The legends told that the demonic creatures could only feast upon humans. It was why they'd been destroyed; the vampires would sneak into the houses of the unsuspecting at night and brutally murder them, feasting on their blood. It was their life source - the one thing they could consume so as not to wither away. As long as they could drink the scarlet that flowed through the veins of mortals, they could not die; that was what Mercedes' stories had told, at least.
He tried to push the image from his mind, looking away from the wound to refocus. But, Felix's stomach was growling. He salivated, imagining the taste: the thick ooze of metallic warmth filling his mouth…
Stop!
He grimaced, physically shaking his head to rid himself of the thoughts. "Don't tell me that's the only thing you can eat."
Flayn gave him an anxious smile as she sat him up again, preparing to rewrap him. "We… can talk about that when you're ready."
"I'm ready now - I'm hungry now!" Felix felt his cheeks heat.

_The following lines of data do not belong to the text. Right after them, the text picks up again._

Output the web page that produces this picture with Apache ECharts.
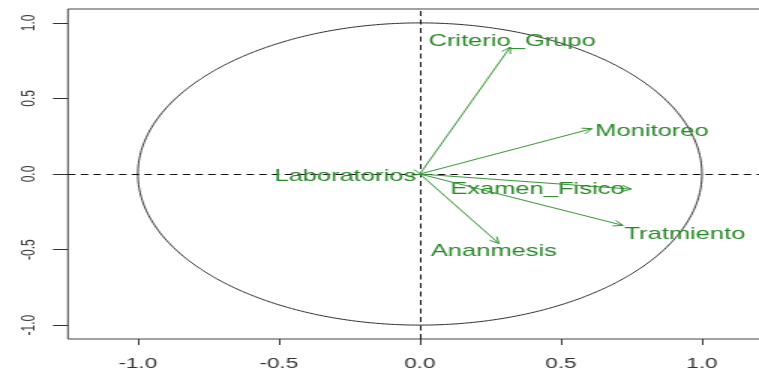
<!DOCTYPE html>
<html>
<head>
<meta charset="utf-8">
<script src="https://cdn.jsdelivr.net/npm/echarts@6/dist/echarts.min.js"></script>
<style>
  html, body { margin: 0; padding: 0; background: #fff; overflow: hidden; width: 759px; height: 373px; }
  /* the plot is drawn on a narrower canvas and widened, which gives the wide lettering */
  #chart { width: 520px; height: 373px; transform: scaleX(1.5); transform-origin: 0 0; }
</style>
</head>
<body>
<div id="chart"></div>
<script>
// Variables of the correlation circle and their coordinates on the two first dimensions
const varNames = ['Criterio_Grupo', 'Monitoreo', 'Examen_Fisico', 'Tratmiento', 'Ananmesis', 'Laboratorios'];
const dim1 = [0.32, 0.61, 0.75, 0.72, 0.28, 0.005];
const dim2 = [0.84, 0.30, -0.10, -0.34, -0.46, -0.002];
const tickValues = [-1, -0.5, 0, 0.5, 1];

// label placement relative to each arrow tip (px)
const labelOffsets = [[1.3, -6], [40, 3], [-62.7, 0], [41.3, 9], [-3.3, 8], [-50.7, 2]];

const GREEN_LINE = '#379637';
const GREEN_TEXT = '#2a882a';

// unit circle outline
const circlePts = [];
for (let k = 0; k <= 360; k++) {
  const t = k * Math.PI / 180;
  circlePts.push([Math.cos(t), Math.sin(t)]);
}

const arrowData = varNames.map((n, i) => [dim1[i], dim2[i], n]);

function renderArrow(params, api) {
  const i = params.dataIndex;
  const o = api.coord([0, 0]);
  const t = api.coord([api.value(0), api.value(1)]);
  const ang = Math.atan2(t[1] - o[1], t[0] - o[0]);
  const h = 7, a = Math.PI / 7;
  const p1 = [t[0] - h * Math.cos(ang - a), t[1] - h * Math.sin(ang - a)];
  const p2 = [t[0] - h * Math.cos(ang + a), t[1] - h * Math.sin(ang + a)];
  const off = labelOffsets[i];
  return {
    type: 'group',
    children: [
      { type: 'line', shape: { x1: o[0], y1: o[1], x2: t[0], y2: t[1] },
        style: { stroke: GREEN_LINE, lineWidth: 1 } },
      { type: 'polyline', shape: { points: [p1, t, p2] },
        style: { stroke: GREEN_LINE, lineWidth: 1, fill: null } },
      { type: 'text', x: t[0] + off[0], y: t[1] + off[1],
        style: { text: varNames[i], fill: GREEN_TEXT, fontSize: 17,
                 fontFamily: '"Liberation Sans", Arial, sans-serif',
                 align: 'center', verticalAlign: 'middle' } }
    ]
  };
}

const chart = echarts.init(document.getElementById('chart'), null, { renderer: 'canvas' });
chart.setOption({
  animation: false,
  backgroundColor: '#fff',
  grid: { show: true, left: 45.3, top: 9, width: 469.3, height: 330,
          borderColor: '#444', borderWidth: 1, backgroundColor: 'transparent' },
  xAxis: {
    type: 'value', min: -1.248, max: 1.248, position: 'bottom',
    axisLine: { show: false, onZero: false },
    splitLine: { show: false },
    axisTick: { show: true, customValues: tickValues, length: 6, lineStyle: { color: '#333' } },
    axisLabel: { customValues: tickValues, formatter: v => v.toFixed(1), margin: 17,
                 fontSize: 15, color: '#333', fontFamily: '"Liberation Sans", Arial, sans-serif' }
  },
  yAxis: {
    type: 'value', min: -1.092, max: 1.092, position: 'left',
    axisLine: { show: false, onZero: false },
    splitLine: { show: false },
    axisTick: { show: true, customValues: tickValues, length: 10, lineStyle: { color: '#333' } },
    axisLabel: { customValues: tickValues, formatter: v => v.toFixed(1), rotate: 90, margin: 20,
                 fontSize: 12, color: '#333', fontFamily: '"Liberation Sans", Arial, sans-serif' }
  },
  series: [
    {
      type: 'line', data: circlePts, showSymbol: false, silent: true,
      lineStyle: { color: '#333', width: 1 },
      markLine: {
        silent: true, symbol: 'none', label: { show: false },
        lineStyle: { color: '#111', width: 1, type: [5, 3.5] },
        data: [{ xAxis: 0 }, { yAxis: 0 }]
      },
      z: 2
    },
    {
      type: 'custom', data: arrowData, renderItem: renderArrow, silent: true, z: 5
    }
  ]
});
</script>
</body>
</html>
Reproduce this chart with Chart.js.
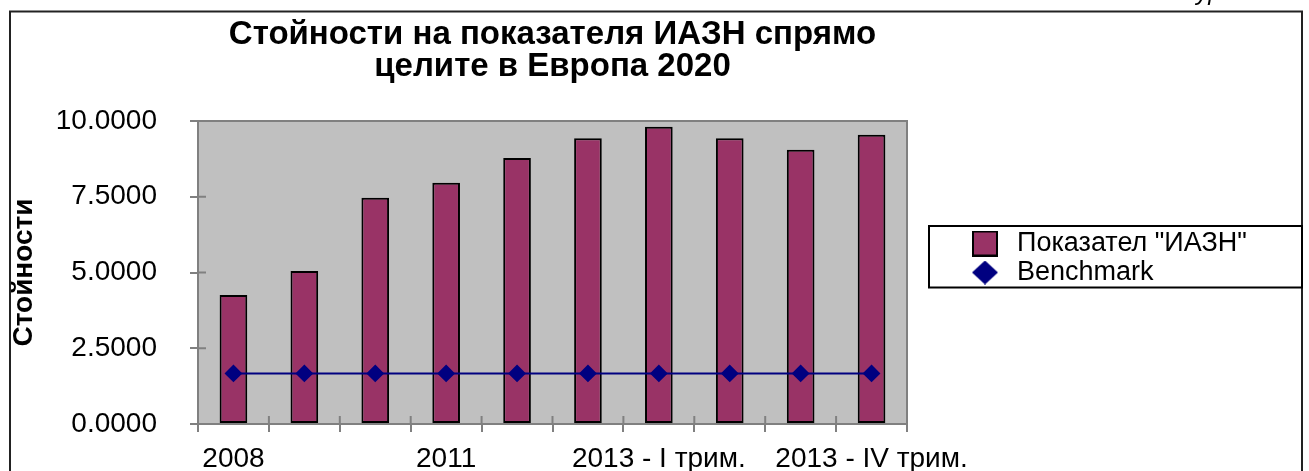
<!DOCTYPE html>
<html>
<head>
<meta charset="utf-8">
<script src="https://cdn.jsdelivr.net/npm/chart.js@4.4.1/dist/chart.umd.min.js"></script>
<style>
  html, body { margin: 0; padding: 0; background: #fff; overflow: hidden; }
  #wrap { position: relative; width: 1309px; height: 471px; overflow: hidden; }
  #c { position: absolute; left: 0; top: 0; }
  #fig { position: absolute; left: 1152px; top: -20px; font: italic 24px "Liberation Sans", Arial, sans-serif; line-height: 24px; color: #000; white-space: nowrap; }
</style>
</head>
<body>
<div id="wrap">
  <canvas id="c" width="1309" height="516" style="width:1309px;height:516px"></canvas>
  <div id="fig">Фигура</div>
</div>
<script>
// ---- data ----
const categories = ["2008", "2009", "2010", "2011", "2012", "2012 - IV трим.", "2013 - I трим.", "2013 - II трим.", "2013 - III трим.", "2013 - IV трим."];
const iaznValues = [4.26, 5.05, 7.47, 7.96, 8.78, 9.43, 9.81, 9.43, 9.05, 9.55];
const benchmarkValues = [1.67, 1.67, 1.67, 1.67, 1.67, 1.67, 1.67, 1.67, 1.67, 1.67];
const seriesNames = ['Показател "ИАЗН"', 'Benchmark'];
const titleLines = ["Стойности на показателя ИАЗН спрямо", "целите в Европа 2020"];
const yAxisTitle = "Стойности";
const yTicks = [0, 2.5, 5, 7.5, 10];

const FONT = '"Liberation Sans", Arial, sans-serif';
const BAR_COLOR = '#993366';
const LINE_COLOR = '#000080';
const AXIS_GRAY = '#808080';

// legend markers
function makeSquare() {
  const c = document.createElement('canvas'); c.width = 26; c.height = 26;
  const g = c.getContext('2d');
  g.fillStyle = '#000'; g.fillRect(0, 0, 26, 26);
  g.fillStyle = BAR_COLOR; g.fillRect(2, 2, 22, 22);
  return c;
}
function makeDiamond() {
  const c = document.createElement('canvas'); c.width = 26; c.height = 24;
  const g = c.getContext('2d');
  g.fillStyle = LINE_COLOR;
  g.beginPath(); g.moveTo(13, 0); g.lineTo(26, 12); g.lineTo(13, 24); g.lineTo(0, 12); g.closePath(); g.fill();
  return c;
}
const markers = [makeSquare(), makeDiamond()];

const decorPlugin = {
  id: 'decor',
  afterLayout(chart) {
    const lg = chart.legend;
    if (lg) {
      lg.left = 964.5;
      lg.right = 1302;
      lg.width = lg.right - lg.left;
    }
  },
  beforeDraw(chart) {
    const {ctx, chartArea: a} = chart;
    ctx.save();
    ctx.fillStyle = '#C0C0C0';
    ctx.fillRect(a.left, a.top, a.right - a.left, a.bottom - a.top);
    ctx.restore();
  },
  beforeDatasetsDraw(chart) {
    const {ctx, chartArea: a, scales} = chart;
    ctx.save();
    ctx.strokeStyle = AXIS_GRAY; ctx.lineWidth = 2;
    ctx.strokeRect(a.left, a.top, a.right - a.left, a.bottom - a.top);
    // inner halves of crossing tick marks
    ctx.beginPath();
    scales.y.ticks.forEach(t => {
      const y = scales.y.getPixelForValue(t.value);
      ctx.moveTo(a.left, y); ctx.lineTo(a.left + 8, y);
    });
    for (let i = 0; i <= categories.length; i++) {
      const x = scales.x.getPixelForValue(i - 0.5);
      ctx.moveTo(x, a.bottom); ctx.lineTo(x, a.bottom - 8);
    }
    ctx.stroke();
    ctx.restore();
  },
  afterDraw(chart) {
    const ctx = chart.ctx;
    ctx.save();
    // outer frame
    ctx.strokeStyle = '#222'; ctx.lineWidth = 2;
    ctx.strokeRect(10, 11.5, 1292, 700);
    // legend frame
    const lg = chart.legend;
    if (lg && lg.legendHitBoxes && lg.legendHitBoxes.length) {
      const hb = lg.legendHitBoxes;
      const left = hb[0].left - 37.5;
      const top = hb[0].top - 4;
      const last = hb[hb.length - 1];
      const bottom = last.top + last.height + 1.5;
      ctx.strokeStyle = '#000'; ctx.lineWidth = 2;
      ctx.strokeRect(left, top, 1302 - left, bottom - top);
    }
    ctx.restore();
  }
};

new Chart(document.getElementById('c'), {
  data: {
    labels: categories,
    datasets: [
      {
        type: 'bar',
        label: seriesNames[0],
        data: iaznValues,
        backgroundColor: BAR_COLOR,
        borderColor: '#000',
        borderWidth: 2,
        borderSkipped: false,
        barPercentage: 0.39,
        categoryPercentage: 1.0,
        order: 2
      },
      {
        type: 'line',
        label: seriesNames[1],
        data: benchmarkValues,
        borderColor: LINE_COLOR,
        backgroundColor: LINE_COLOR,
        borderWidth: 2,
        pointStyle: 'rectRot',
        pointRadius: 7.5,
        pointHoverRadius: 7.5,
        pointBackgroundColor: LINE_COLOR,
        pointBorderColor: LINE_COLOR,
        fill: false,
        tension: 0,
        order: 1
      }
    ]
  },
  options: {
    responsive: false,
    animation: false,
    devicePixelRatio: 1,
    layout: { padding: { left: 7, right: 0, top: 0, bottom: 0 } },
    plugins: {
      tooltip: { enabled: false },
      title: {
        display: true,
        fullSize: false,
        text: titleLines,
        color: '#000',
        font: { family: FONT, size: 33, weight: 'bold', lineHeight: 32 / 33 },
        padding: { top: 19, bottom: 38 }
      },
      legend: {
        position: 'right',
        align: 'center',
        labels: {
          usePointStyle: true,
          pointStyleWidth: 37,
          boxHeight: 27,
          padding: 2,
          color: '#000',
          font: { family: FONT, size: 27 },
          generateLabels(chart) {
            const items = Chart.defaults.plugins.legend.labels.generateLabels(chart);
            items.sort((a, b) => a.datasetIndex - b.datasetIndex);
            items.forEach(it => { it.pointStyle = markers[it.datasetIndex]; it.lineWidth = 0; });
            return items;
          }
        }
      }
    },
    scales: {
      x: {
        offset: true,
        grid: { offset: true, drawOnChartArea: false, drawTicks: true, tickLength: 8, color: AXIS_GRAY, lineWidth: 2 },
        border: { display: true, color: AXIS_GRAY, width: 2 },
        ticks: {
          autoSkip: false, maxRotation: 0, minRotation: 0, padding: 10,
          color: '#000', font: { family: FONT, size: 28 },
          callback: function (v, i) { return i % 3 === 0 ? this.getLabelForValue(v) : ''; }
        },
        afterFit(s) { s.height = 516 - 424; }
      },
      y: {
        min: 0, max: 10,
        afterBuildTicks(s) { s.ticks = yTicks.map(v => ({ value: v })); },
        ticks: {
          padding: 33, color: '#000', font: { family: FONT, size: 28 },
          callback: v => Number(v).toFixed(4)
        },
        grid: { drawOnChartArea: false, drawTicks: true, tickLength: 8, color: AXIS_GRAY, lineWidth: 2 },
        border: { display: true, color: AXIS_GRAY, width: 2 },
        title: {
          display: true, text: yAxisTitle, color: '#000',
          font: { family: FONT, size: 28, weight: 'bold' },
          padding: { top: 0, bottom: 0 }
        },
        afterFit(s) { s.width = 198 - 7; }
      },
      gap: {
        type: 'linear',
        position: 'right',
        display: true,
        grid: { display: false, drawTicks: false },
        ticks: { display: false },
        border: { display: false },
        afterFit(s) { s.width = 185; }
      }
    }
  },
  plugins: [decorPlugin]
});
</script>
</body>
</html>
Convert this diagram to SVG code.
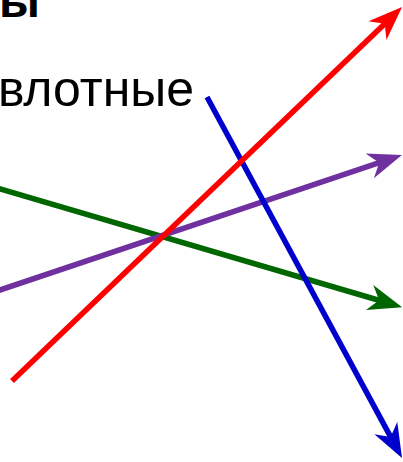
<svg xmlns="http://www.w3.org/2000/svg" width="403" height="462" viewBox="0 0 403 462">
  <style>
    .t { font-family: "Liberation Sans", Arial, sans-serif; fill: #000; }
    .ln { stroke-width: 5.5; fill: none; stroke-linecap: butt; }
  </style>
  <defs>
    <marker id="ar-red" viewBox="-36 -15 38 30" refX="-20" refY="0" markerWidth="38" markerHeight="30" markerUnits="userSpaceOnUse" orient="auto">
      <path d="M0,0 L-34,-13 L-24,0 L-34,13 Z" fill="#ff0000"/>
    </marker>
    <marker id="ar-blue" viewBox="-36 -15 38 30" refX="-20" refY="0" markerWidth="38" markerHeight="30" markerUnits="userSpaceOnUse" orient="auto">
      <path d="M0,0 L-34,-13 L-24,0 L-34,13 Z" fill="#0000cc"/>
    </marker>
    <marker id="ar-purple" viewBox="-36 -15 38 30" refX="-20" refY="0" markerWidth="38" markerHeight="30" markerUnits="userSpaceOnUse" orient="auto">
      <path d="M0,0 L-34,-13 L-24,0 L-34,13 Z" fill="#7030a0"/>
    </marker>
    <marker id="ar-green" viewBox="-36 -15 38 30" refX="-20" refY="0" markerWidth="38" markerHeight="30" markerUnits="userSpaceOnUse" orient="auto">
      <path d="M0,0 L-34,-13 L-24,0 L-34,13 Z" fill="#006600"/>
    </marker>
  </defs>
  <g id="title">
    <text class="t" x="40" y="17" font-size="48" font-weight="bold" text-anchor="end">ы</text>
  </g>
  <g id="label">
    <text class="t" x="194" y="106" font-size="50" text-anchor="end">влотные</text>
  </g>
  <g id="connectors">
    <line class="ln" x1="-5" y1="187.5" x2="383" y2="301.5" stroke="#006600" marker-end="url(#ar-green)"/>
    <line class="ln" x1="-5" y1="291.7" x2="383" y2="161.4" stroke="#7030a0" marker-end="url(#ar-purple)"/>
    <line class="ln" x1="207" y1="97" x2="392.5" y2="440.4" stroke="#0000cc" marker-end="url(#ar-blue)"/>
    <line class="ln" x1="12" y1="381" x2="387.6" y2="20.9" stroke="#ff0000" marker-end="url(#ar-red)"/>
  </g>
</svg>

He'd never been so worked up over food before. Meals were merely a nuisance: nothing more than a distraction from the important things. Eating was a necessity, if not only to sate himself to train better, but an annoyance nonetheless. Never before had hunger pangs brought Felix irritation; now, however, his stomach felt so hollow it pushed him to snarling.
Tying off his dressing after wrapping it tightly around him, Flayn stepped back and gave Felix a quick smile. She looked over her shoulders in a way that made him raise an eyebrow, but eventually, she spoke. "I promise we'll tell you everything."
"Why not now?" Anger made him speak through grit teeth. He'd been dragged into this mess involuntarily - his life turned upside down. Not only was he having to come to terms with being a creature so despised they'd been culled, but he was gravely wounded, in a strange building with two people he positively disliked, and nobody would tell him what had happened. Where was Sylvain? The professor? What had happened of the battle they'd been losing? If Seteth had revived Felix, he could have revived everybody else. That was, given he'd gotten to them in time-
No. They couldn't have been dead. That wasn't possible.
"For now…" Flayn lowered him down once more into the bedsheets. "… just sleep, Felix."
"I don't want to sleep," he protested. "I want answers!"
"Trust me." And her hand began to glow as she held it over his eyes, a pulsating white that transformed to indigo, that faded into blue. Her voice was so soft - so genuine - echoing slightly. "You'll feel better afterwards."
A drowse overcame the heir of Fraldarius - the newest child of the night - and he was plunged into a world of darkness.